Soil salinity is a major constraint on agricultural production as it causes large yield losses in many important crop varieties. Wheat is a major staple crop for human nutrition and most of its commercial varieties are highly salt-sensitive. Salinity stress in wheat is a quantitative trait, affecting plant development at both physiological and biochemical levels. Within wheat plants, shoot tissues are the most sensitive to salinity and accumulate salt over time through the transpiration stream. To build on past studies, we are quantitatively analysing how molecular phenotypes establish in wheat plants over the course of monocot leaf development.

We exposed wheat cv. Wylkatchem to 150 mM NaCl for 8 days through gradual increment of salt and assessed fresh and dry biomass, photosynthetic parameters and chlorophyll content in the 4th leaf. Na+/K+ measurements, proteomic and metabolic analysis were performed after dividing the leaf into sections across the leaf developmental gradient. In monocot leaves, the organization of the growth processes is spatially regulated with dividing cells at the base of the leaf, followed by expanding cells and finally mature cells at the tip.

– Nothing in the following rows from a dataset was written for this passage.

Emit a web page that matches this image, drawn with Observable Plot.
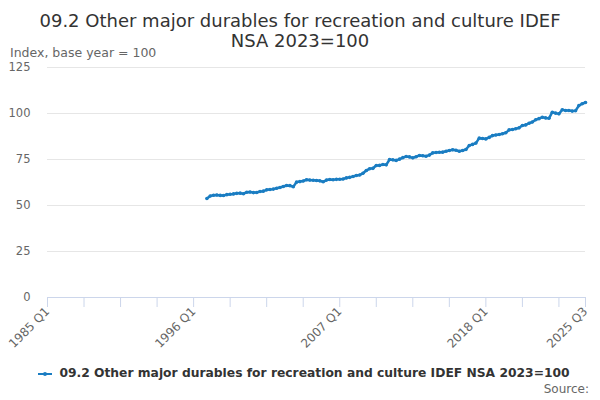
<!DOCTYPE html>
<html>
<head>
<meta charset="utf-8">
<script src="https://cdn.jsdelivr.net/npm/d3@7"></script>
<script src="https://cdn.jsdelivr.net/npm/@observablehq/plot@0.6"></script>
<style>
  body { margin: 0; background: #fff; font-family: "DejaVu Sans", sans-serif; }
  #wrap { position: relative; width: 600px; height: 400px; overflow: hidden; }
  #title { position: absolute; top: 11px; left: 0; width: 600px; text-align: center; font-size: 18px; line-height: 20px; color: #333; }
  #ylab { position: absolute; top: 45px; left: 10px; font-size: 12.5px; color: #666; }
  #chart { position: absolute; top: 0; left: 0; }
  #legend { position: absolute; top: 366px; left: 0; width: 600px; text-align: center; font-size: 12.3px; font-weight: bold; color: #333; white-space: nowrap; padding-left: 8px; box-sizing: border-box; }
  #legend svg { vertical-align: middle; margin-right: 7px; }
  #source { position: absolute; top: 382px; right: 11px; font-size: 12px; color: #666; }
</style>
</head>
<body>
<div id="wrap">
  <div id="title">09.2 Other major durables for recreation and culture IDEF<br>NSA 2023=100</div>
  <div id="ylab">Index, base year = 100</div>
  <div id="chart"></div>
  <div id="legend"><svg width="14" height="10"><line x1="0" x2="14" y1="5" y2="5" stroke="#1a7dc2" stroke-width="2"/><circle cx="7" cy="5" r="2" fill="#1a7dc2"/></svg>09.2 Other major durables for recreation and culture IDEF NSA 2023=100</div>
  <div id="source">Source:</div>
</div>
<script>
const seriesName = "09.2 Other major durables for recreation and culture IDEF NSA 2023=100";
const firstYear = 1985;
const lastYear = 2025;
const lastQuarter = 3;
const dataStart = "1997 Q1";
// Quarterly index values from 1997 Q1 to 2025 Q3
const values = [
  53.8, 55.2, 55.6, 55.7,
  55.5, 55.4, 55.9, 56.1,
  56.3, 56.6, 56.7, 56.4,
  57.2, 57.3, 57.0, 57.1,
  57.6, 57.8, 58.5, 58.7,
  58.9, 59.4, 59.8, 60.3,
  60.9, 60.8, 60.2, 62.7,
  63.0, 63.3, 64.0, 63.8,
  63.7, 63.6, 63.4, 62.9,
  63.8, 64.1, 64.0, 64.2,
  64.3, 64.4, 65.0, 65.3,
  65.8, 66.3, 66.6, 67.5,
  69.0, 70.0, 70.2, 71.7,
  71.8, 72.3, 72.1, 75.0,
  74.8, 74.5, 75.2, 76.0,
  76.6, 76.4, 75.9, 76.5,
  77.2, 77.0, 76.8, 77.4,
  78.6, 78.8, 78.9, 79.0,
  79.5, 79.9, 80.3, 80.0,
  79.5, 79.9, 80.4, 82.6,
  83.2, 83.9, 86.6, 86.4,
  86.2, 87.0, 88.0, 88.3,
  88.6, 89.0, 89.5, 91.1,
  91.3, 91.7, 92.2, 93.5,
  93.8, 94.7, 95.4, 96.6,
  97.2, 98.0, 97.6, 97.4,
  100.7, 100.2, 99.8, 102.0,
  101.6, 101.6, 101.3, 101.5,
  104.3, 105.3, 106.0
];
const labelledTicks = ["1985 Q1", "1996 Q1", "2007 Q1", "2018 Q1", "2025 Q3"];
const yTicks = [0, 25, 50, 75, 100, 125];

// category axis: all quarters
const quarters = [];
for (let y = firstYear; y <= lastYear; y++) {
  for (let q = 1; q <= 4; q++) {
    if (y === lastYear && q > lastQuarter) break;
    quarters.push(`${y} Q${q}`);
  }
}
const startIdx = quarters.indexOf(dataStart);
const data = values.map((v, i) => ({quarter: quarters[startIdx + i], value: v}));
const tickMarks = quarters.filter((d, i) => i % 11 === 0).concat([quarters[quarters.length - 1]]);

const color = "#1a7dc2";
const plot = Plot.plot({
  width: 600,
  height: 360,
  marginTop: 67,
  marginBottom: 63,
  marginLeft: 47,
  marginRight: 15,
  style: {fontFamily: "DejaVu Sans, sans-serif", fontSize: "11.5px", color: "#666", background: "transparent"},
  x: {type: "point", domain: quarters, padding: 0},
  y: {domain: [0, 125]},
  marks: [
    Plot.ruleY(yTicks.filter(d => d > 0), {stroke: "#e6e6e6", strokeWidth: 1}),
    Plot.ruleY([0], {stroke: "#ccd6eb", strokeWidth: 1}),
    Plot.axisY(yTicks, {tickSize: 0, tickPadding: 17, label: null, fill: "#666"}),
    Plot.axisX(tickMarks, {tickSize: 10, stroke: "#ccd6eb", tickFormat: d => labelledTicks.includes(d) ? d : "", tickRotate: -45, tickPadding: 2, label: null, fill: "#666", fontSize: 12}),
    Plot.line(data, {x: "quarter", y: "value", stroke: color, strokeWidth: 2.5}),
    Plot.dot(data, {x: "quarter", y: "value", fill: color, r: 1.8})
  ]
});
document.getElementById("chart").appendChild(plot);
</script>
</body>
</html>
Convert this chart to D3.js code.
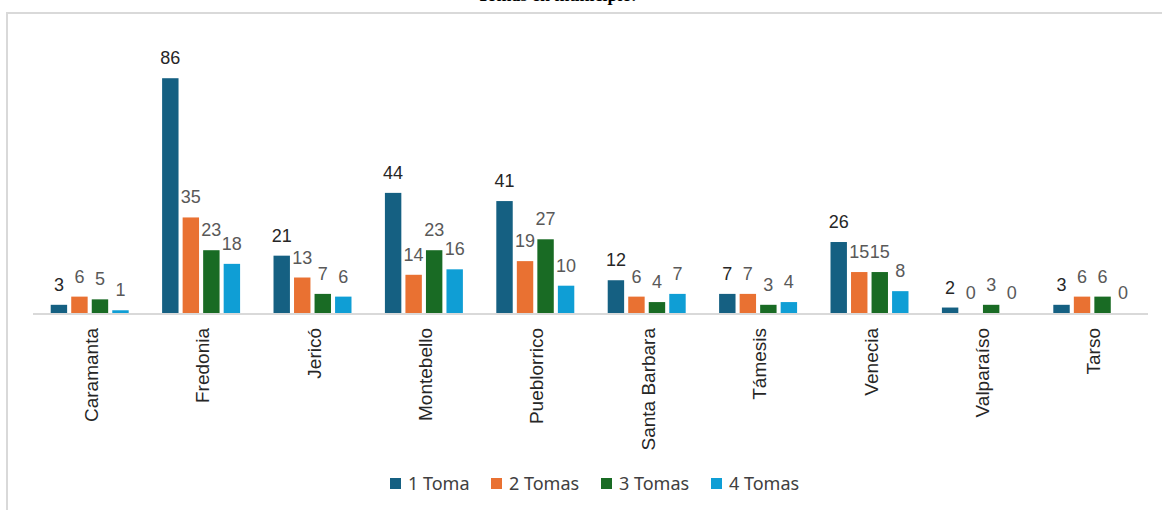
<!DOCTYPE html>
<html>
<head>
<meta charset="utf-8">
<script src="https://cdn.jsdelivr.net/npm/d3@7"></script>
<style>
  body { margin: 0; background: #fff; }
</style>
</head>
<body>
<div id="chart"></div>
<script>
// data
var municipios = ["Caramanta", "Fredonia", "Jericó", "Montebello", "Pueblorrico",
                  "Santa Barbara", "Támesis", "Venecia", "Valparaíso", "Tarso"];
var series = ["1 Toma", "2 Tomas", "3 Tomas", "4 Tomas"];
var toma1 = [3, 86, 21, 44, 41, 12, 7, 26, 2, 3];
var toma2 = [6, 35, 13, 14, 19, 6, 7, 15, 0, 6];
var toma3 = [5, 23, 7, 23, 27, 4, 3, 15, 3, 6];
var toma4 = [1, 18, 6, 16, 10, 7, 4, 8, 0, 0];
var colors = ["#156082", "#E97132", "#196B24", "#0F9ED5"];

var svgWidth = 1162, svgHeight = 510;
var baseY = 313;

var rows = municipios.map(function(m, i){
    return {name: m, values: [toma1[i], toma2[i], toma3[i], toma4[i]]};
});

var svg = d3.select("#chart").append("svg")
    .attr("width", svgWidth)
    .attr("height", svgHeight);

// chart frame (only left and top edges are visible in the crop)
svg.append("line").attr("x1", 7).attr("x2", 7).attr("y1", 13).attr("y2", svgHeight)
    .attr("stroke", "#d9d9d9").attr("stroke-width", 2);
svg.append("line").attr("x1", 6).attr("x2", svgWidth).attr("y1", 13).attr("y2", 13)
    .attr("stroke", "#d9d9d9").attr("stroke-width", 2);

// title, cut off by the top edge as in the reference
svg.append("text")
    .attr("x", 636).attr("y", 1)
    .attr("text-anchor", "end")
    .style("font-family", "'Liberation Serif', serif")
    .style("font-weight", "bold")
    .style("font-size", "18px")
    .text("Tomas en municipio.");

var x0 = d3.scaleBand()
    .domain(municipios)
    .range([34, 1148])
    .paddingInner(0.3)
    .paddingOuter(0.15);

var x1 = d3.scaleBand()
    .domain(series)
    .range([0, x0.bandwidth()])
    .paddingInner(0.2);

var y = d3.scaleLinear()
    .domain([0, 100])
    .range([baseY, 40]);

var groups = svg.selectAll(".grupo")
    .data(rows)
    .enter().append("g")
    .attr("class", "grupo")
    .attr("transform", d => "translate(" + x0(d.name) + ",0)");

groups.selectAll("rect")
    .data(d => d.values.map((v, k) => ({key: series[k], value: v, k: k})))
    .enter().append("rect")
    .attr("x", d => x1(d.key))
    .attr("y", d => y(d.value))
    .attr("width", x1.bandwidth())
    .attr("height", d => y(0) - y(d.value))
    .attr("fill", d => colors[d.k]);

groups.selectAll("text.valor")
    .data(d => d.values.map((v, k) => ({key: series[k], value: v, k: k})))
    .enter().append("text")
    .attr("class", "valor")
    .attr("x", d => x1(d.key) + x1.bandwidth() / 2)
    .attr("y", d => y(d.value) - 14)
    .attr("text-anchor", "middle")
    .style("font-family", "'Liberation Sans', Arial, sans-serif")
    .style("font-size", "18px")
    .style("fill", d => d.k == 0 ? "#262626" : "#595959")
    .text(d => d.value);

// x axis line
svg.append("line")
    .attr("x1", 33).attr("x2", 1148)
    .attr("y1", baseY + 1).attr("y2", baseY + 1)
    .attr("stroke", "#d9d9d9").attr("stroke-width", 2);

// category labels, rotated
svg.selectAll(".cat")
    .data(municipios)
    .enter().append("text")
    .attr("class", "cat")
    .attr("transform", d => "translate(" + (x0(d) + x0.bandwidth() / 2 + 8) + "," + 328 + ") rotate(-90)")
    .attr("text-anchor", "end")
    .style("font-family", "'Liberation Sans', Arial, sans-serif")
    .style("font-size", "19px")
    .style("fill", "#262626")
    .text(d => d);

// legend
var legendX = [390, 491, 601, 711];
var legend = svg.selectAll(".leyenda")
    .data(series)
    .enter().append("g")
    .attr("class", "leyenda")
    .attr("transform", (d, i) => "translate(" + legendX[i] + ",478)");
legend.append("rect")
    .attr("width", 11).attr("height", 11)
    .attr("fill", (d, i) => colors[i]);
legend.append("text")
    .attr("x", 18).attr("y", 12)
    .style("font-family", "'Noto Sans', sans-serif")
    .style("font-size", "18px")
    .style("fill", "#404040")
    .text(d => d);
</script>
</body>
</html>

Wheat leaves showed a significant reduction in physiological parameters such as biomass, chlorophyll content and photosynthesis, under NaCl treatment. A significant decrease in K+ content and an increase in Na+ content and K+/Na+ ratio were observed under the salt treatment, varying from the base to the tip of the leaf. Shotgun proteomic analysis in leaf sections identified the specific spatial arrangements of 1,783 proteins and their salinity response, showing significant reduction in the abundance of protein synthesis machinery and upregulation of protein degradation machinery under salinity stress.

The results highlight the impact of salt stress on plants at the physiological level and in different spatial contexts and suggest a development pattern in the response of protein metabolism in shoots to salinity. Overall, this research will improve fundamental knowledge of the effect of salinity on the establishment of vital cellular functions across the monocot leaf using proteomic techniques. Studying these developmental gradients in breeding populations differing in salinity tolerance molecular mechanisms will aid future development of salt-tolerant wheat varieties to bring significant benefits to global wheat production.